A maior partes dos galpões de triagem não detém estrutura para estocagem de materiais; da mesma forma, os cooperados não detém fluxo de caixa para suportar transações com prazos mais longos de recebimento. Essa situação fragiliza a relação de mercado das cooperativas em relação aos compradores, uma vez que há necessidade de se comercializar os materiais independente dos valores para se obter o giro necessário, tanto de estoque como de caixa**.

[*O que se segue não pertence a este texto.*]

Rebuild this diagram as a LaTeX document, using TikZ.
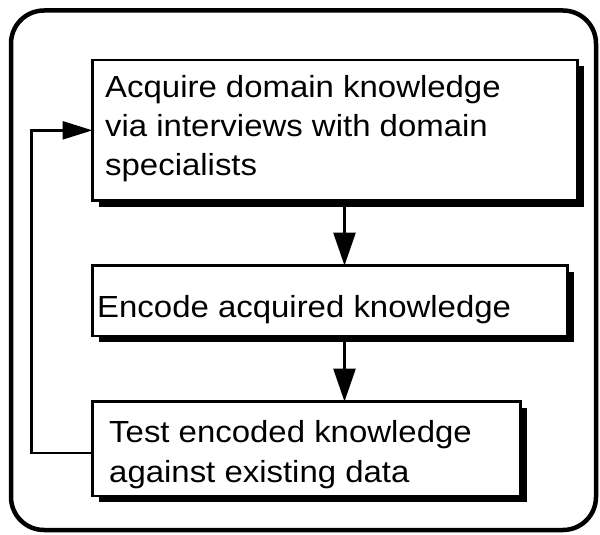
\documentclass[tikz,border=0pt]{standalone}
\usepackage{fontspec}
\setmainfont{Liberation Sans}[FakeStretch=1.08]
\usetikzlibrary{arrows.meta,shadows}
\begin{document}
\begin{tikzpicture}[x=1pt,y=-1pt,
  frame/.style={draw, line width=4.5pt, rounded corners=33pt,
    minimum width=585pt, minimum height=519.5pt, inner sep=0pt, outer sep=0pt},
  stepbox/.style={draw, line width=2.5pt, fill=white, anchor=north west,
    inner sep=0pt, outer sep=0pt,
    drop shadow={shadow xshift=6pt, shadow yshift=-6pt, fill=black, opacity=1}},
  boxtext/.style={anchor=base west, inner sep=0pt, align=left,
    font=\fontsize{30.5pt}{39.3pt}\selectfont},
  flow/.style={line width=2.6pt, -{Triangle[length=33pt,width=22pt]}},
  back/.style={line width=2.6pt, -{Triangle[length=30pt,width=18pt]}}
]
% page
\path[fill=white, use as bounding box] (0,0) rectangle (600,535);

% outer rounded frame
\node[frame] (frame) at (303.5,270.25) {};

% process steps
\node[stepbox, minimum width=485pt, minimum height=140.7pt] (box1) at (92.5,60) {};
\node[stepbox, minimum width=475pt, minimum height=70.4pt] (box2) at (92.5,265.6) {};
\node[stepbox, minimum width=428pt, minimum height=94.4pt] (box3) at (92.5,401.6) {};

% step texts (anchored on the baseline of their last line)
\node[boxtext] (t1) at (105,175.7) {Acquire domain knowledge\\via interviews with domain\\specialists};
\node[boxtext] (t2) at (97,317.5) {Encode acquired knowledge};
\node[boxtext] (t3) at (109,482) {Test encoded knowledge\\against existing data};

% connectors
\coordinate (ax) at (344.5,0);
\coordinate (fb) at (31.5,0);
\draw[flow] (box1.south -| ax) -- (box2.north -| ax);
\draw[flow] (box2.south -| ax) -- (box3.north -| ax);
\draw[back] ([yshift=-4pt]box3.west) -| (fb |- box1.west) -- (box1.west);
\end{tikzpicture}
\end{document}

Dessa forma, o mercado das associações e cooperativas de triagem de resíduos é caracterizado como um oligopsônio, onde poucos compradores atuam. A situação é de fragilidade do vendedor frente ao comprador, cujo poder de compra permite ditar preços e auferir assim uma maior margem relativa nas negociações. Um mercado oligopsonista é o inverso do oligopolista, onde poucos vendedores ditam preços e auferem maiores margens relativas aos compradores, que são os tomadores de preço.

Adicionalmente, a grande pulverização do mercado de materiais recicláveis por meio de pequenas associações e cooperativas – praticamente uma em cada cidade de médio a grande porte – faz com que haja uma grande variação regional de volumes e preços do mercado de recicláveis, sem acompanhamento e publicidade de negociações e formação de preços nacionais.

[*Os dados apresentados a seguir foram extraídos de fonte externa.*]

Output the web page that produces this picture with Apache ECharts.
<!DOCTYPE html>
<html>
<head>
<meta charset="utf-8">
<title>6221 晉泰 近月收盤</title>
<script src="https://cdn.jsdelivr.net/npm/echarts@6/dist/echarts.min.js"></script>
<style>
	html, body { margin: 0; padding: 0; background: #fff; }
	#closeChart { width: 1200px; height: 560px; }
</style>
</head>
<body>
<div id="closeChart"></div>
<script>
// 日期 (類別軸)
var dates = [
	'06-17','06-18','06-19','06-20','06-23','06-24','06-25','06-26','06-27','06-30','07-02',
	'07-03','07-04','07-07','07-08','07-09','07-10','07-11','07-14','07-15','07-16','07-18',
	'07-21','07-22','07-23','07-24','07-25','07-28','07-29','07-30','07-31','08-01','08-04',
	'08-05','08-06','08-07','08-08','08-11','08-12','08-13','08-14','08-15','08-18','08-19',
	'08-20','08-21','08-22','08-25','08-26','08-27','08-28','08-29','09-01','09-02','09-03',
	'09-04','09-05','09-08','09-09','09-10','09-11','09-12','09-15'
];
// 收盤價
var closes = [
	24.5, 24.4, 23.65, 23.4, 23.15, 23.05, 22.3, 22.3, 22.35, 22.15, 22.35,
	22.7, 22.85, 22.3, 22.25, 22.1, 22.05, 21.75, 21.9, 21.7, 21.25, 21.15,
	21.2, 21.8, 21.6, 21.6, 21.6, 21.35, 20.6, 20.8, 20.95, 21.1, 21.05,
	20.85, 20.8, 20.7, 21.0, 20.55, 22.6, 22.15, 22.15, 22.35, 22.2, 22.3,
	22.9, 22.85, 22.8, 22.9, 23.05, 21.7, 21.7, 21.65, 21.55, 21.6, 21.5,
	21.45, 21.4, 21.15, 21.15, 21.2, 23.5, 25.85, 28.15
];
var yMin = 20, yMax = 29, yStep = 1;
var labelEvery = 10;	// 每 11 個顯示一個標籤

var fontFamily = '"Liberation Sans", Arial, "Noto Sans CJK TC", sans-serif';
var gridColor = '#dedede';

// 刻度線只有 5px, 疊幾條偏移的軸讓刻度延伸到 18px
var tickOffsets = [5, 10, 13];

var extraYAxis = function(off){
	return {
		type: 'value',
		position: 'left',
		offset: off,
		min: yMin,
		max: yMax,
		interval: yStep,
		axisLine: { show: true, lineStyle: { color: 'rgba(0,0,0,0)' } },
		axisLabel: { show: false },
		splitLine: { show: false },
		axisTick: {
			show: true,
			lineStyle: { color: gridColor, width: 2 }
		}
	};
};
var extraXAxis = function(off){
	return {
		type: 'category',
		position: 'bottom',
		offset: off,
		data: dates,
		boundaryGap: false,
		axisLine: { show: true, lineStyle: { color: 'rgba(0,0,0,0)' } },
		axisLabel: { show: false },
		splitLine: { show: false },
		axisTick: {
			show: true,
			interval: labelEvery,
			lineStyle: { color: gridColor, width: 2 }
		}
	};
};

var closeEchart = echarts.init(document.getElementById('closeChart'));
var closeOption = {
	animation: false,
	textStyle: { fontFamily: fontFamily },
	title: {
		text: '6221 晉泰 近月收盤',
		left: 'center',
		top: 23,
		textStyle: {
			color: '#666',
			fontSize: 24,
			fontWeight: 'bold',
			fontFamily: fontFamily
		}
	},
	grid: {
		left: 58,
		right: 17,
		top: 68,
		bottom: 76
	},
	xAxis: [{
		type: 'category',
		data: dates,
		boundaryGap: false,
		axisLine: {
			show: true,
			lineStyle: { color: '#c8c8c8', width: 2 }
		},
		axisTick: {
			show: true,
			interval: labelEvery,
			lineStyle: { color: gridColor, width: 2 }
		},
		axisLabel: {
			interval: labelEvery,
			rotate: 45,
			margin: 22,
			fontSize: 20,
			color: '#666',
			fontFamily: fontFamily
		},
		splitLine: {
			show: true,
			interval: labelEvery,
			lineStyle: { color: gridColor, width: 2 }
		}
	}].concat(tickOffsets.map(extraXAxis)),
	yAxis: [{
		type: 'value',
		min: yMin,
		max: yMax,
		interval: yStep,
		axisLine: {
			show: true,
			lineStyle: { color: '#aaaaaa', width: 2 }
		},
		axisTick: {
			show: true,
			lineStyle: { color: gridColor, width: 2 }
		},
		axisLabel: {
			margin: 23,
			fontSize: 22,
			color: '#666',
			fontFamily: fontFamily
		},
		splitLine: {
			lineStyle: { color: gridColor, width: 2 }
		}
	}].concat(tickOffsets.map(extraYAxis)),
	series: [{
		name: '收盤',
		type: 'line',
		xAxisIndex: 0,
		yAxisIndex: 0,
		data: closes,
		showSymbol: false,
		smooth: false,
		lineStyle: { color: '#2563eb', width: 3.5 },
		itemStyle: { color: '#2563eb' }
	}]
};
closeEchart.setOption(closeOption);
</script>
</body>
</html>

Uma vez que a compra e venda de sucatas é em sua maioria realizada por sucateiros não formalizados e sem licenças ambientais, os níveis de preço tendem a se manter baixos e concorridos.

A título de exemplo, uma situação recente (abril/2015) do mercado de recicláveis no norte do Paraná: o quilo de PEAD de embalagens, de cor mista e bem triado, foi comercializado pela cooperativa no início do mês por R$ 0,90 e, no final do mês, por R$ 1,40. A variação de preços é enorme e em ambos os casos a cooperativa foi tomadora de preços, sem poder de barganha.

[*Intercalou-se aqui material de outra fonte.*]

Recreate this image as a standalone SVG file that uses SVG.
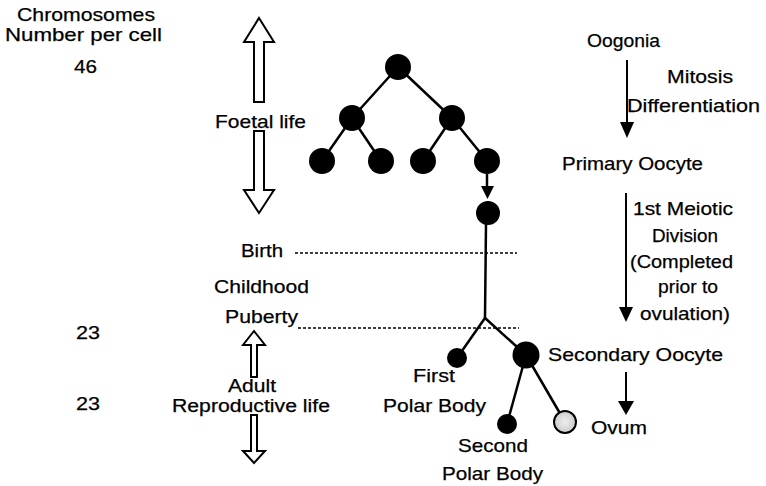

A renda dos cooperados e associados na triagem, claramente, torna-se uma fração do que poderia ser caso a estrutura de mercado dos recicláveis fosse alterado.

Uma das formas de se quebrar a dependência de poucos compradores é a venda direta das centrais de triagem para a indústria da reciclagem. Eis que a indústria demanda uma constância no fornecimento dos recicláveis e volumes mínimos significativos, dificilmente observáveis pelas pequenas e pulverizadas cooperativas e associações. Ademais, as indústrias não necessariamente estão próximas (questão logística) e aceitarão comprar os resíduos à vista.

Não obstante a dificuldade de negociação direta, uma ação em conjunto de associações e cooperativas de uma determinada região pode resultar em esforços comerciais e logísticos capazes de oferecer materiais recicláveis diretamente para as indústrias. A criação de uma união de associações regionais contorna as dificuldades de mercado enfrentadas.

Outra possibilidade de corrigir o mercado oligopsonista é por meio da redução da assimetria de informações entre vendedores (centrais de triagem) e compradores finais dos materiais (indústrias), informação hoje detida apenas pelos sucateiros. Uma iniciativa que intentou agregar informações sobre o mercado de sucatas e criar um cadastro nacional de indústrias e empresas que atuam no país com reciclagem é o Sistema Integrado de Bolsa de Resíduos da Confederação Nacional das Indústrias (CNI). Infelizmente, entretanto, tal iniciativa ainda não atingiu escala.

Por fim, a melhor forma de modificar a estrutura de mercado com vias a obter ganhos ambientais e sociais de grande escala é por meio da correta precificação da matéria prima virgem. Esta deveria ter preços de mercado mais altos em relação aos materiais recicláveis justamente por trazerem externalidades ambientais (consumo energético; emissão de gases de efeito estufa; extração de materiais virgens na natureza com potencial poluidor ou extração de recursos não renováveis).

* Outro fator que se soma aos mencionados é a ineficiência de gestão e organização das centrais de triagem, oriundos da baixíssima qualificação dos cooperados que, em sua vasta maioria, advém de situações de grande fragilidade social.